Thursday, October 27, 2011

student workers, or, a moment in the life of a library supervisor

One of our favorite former student workers stopped by this afternoon for a quick hello, in town on a business trip from sunny California.  We joked about how far he's come since his first job here in the library, and how much he likes San Francisco, and how Oakland across the bay is where he goes to party and, these days, to practice not getting arrested. He said, though, that he misses this city, its un-Bay Area urban grittiness, and is keeping his fingers crossed for a transfer to the New York offices.

Karen turned to me, grinning, after he left and said, "Doesn't that just make you feel a little bit like a proud mother?"

Strangely enough, it does.

Saturday, October 22, 2011

occupy new york (general assembly, people's library), 10.21.11

One of the things that struck me last night, as we wandered through and around Zuccotti Park, was how peaceful it felt, and how strong in its simplicity. The few minutes of the nightly General Assembly that we listened to, shouted in stilted phrases from one round of voices to the next because the NYPD has forbidden the use of megaphones and speakers, was about how to deal with the laundry. A woman was frosting cupcakes with chocolate frosting for a group of children in the designated children's area.
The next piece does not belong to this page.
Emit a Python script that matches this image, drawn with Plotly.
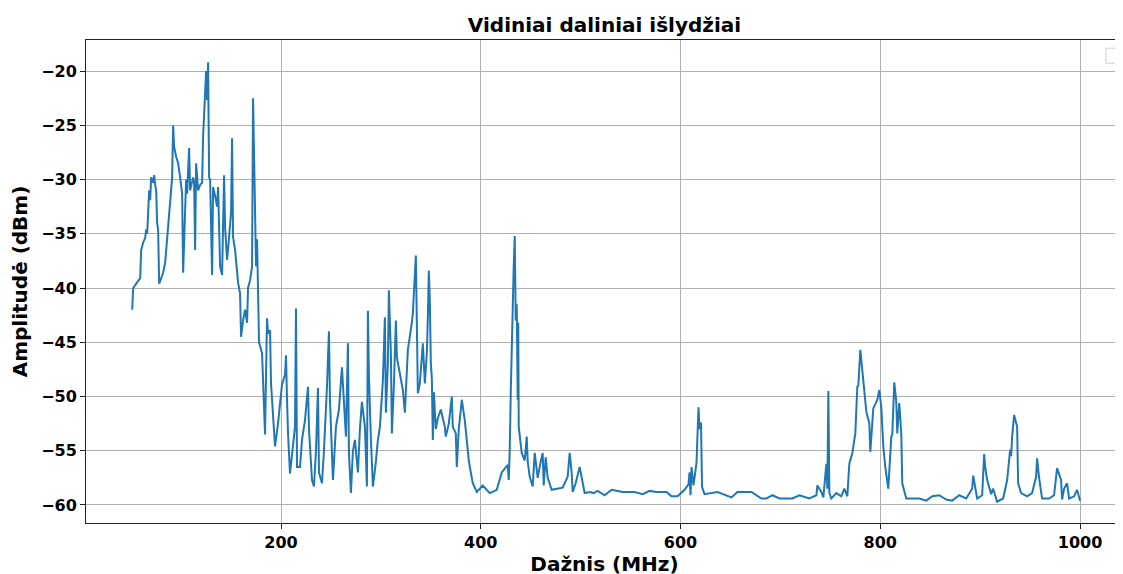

Two men, one with an accordion, wandered the square like minstrels of old, singing The Occupy Wall Street Song. The ground was swept clean, and people's belongings were safely tucked away under tarps and roped off from pedestrian traffic. Most of the milling, massing people -- scruffy teenagers, seemingly homeless folks, mothers and fathers and toddlers, well-dressed elderly Upper West Side dames, and everything in between -- were polite and friendly and smiled back whenever I smiled at them.

I wished, in those moments of grinning with pride for these people, for this city, that my father were here to see this, to wander Liberty Square with me, to perhaps lend his oh so powerful voice to the goings-on of the General Assemblies. It might have assuaged some of his anger, calmed his percolating dissatisfaction with his government, with his country.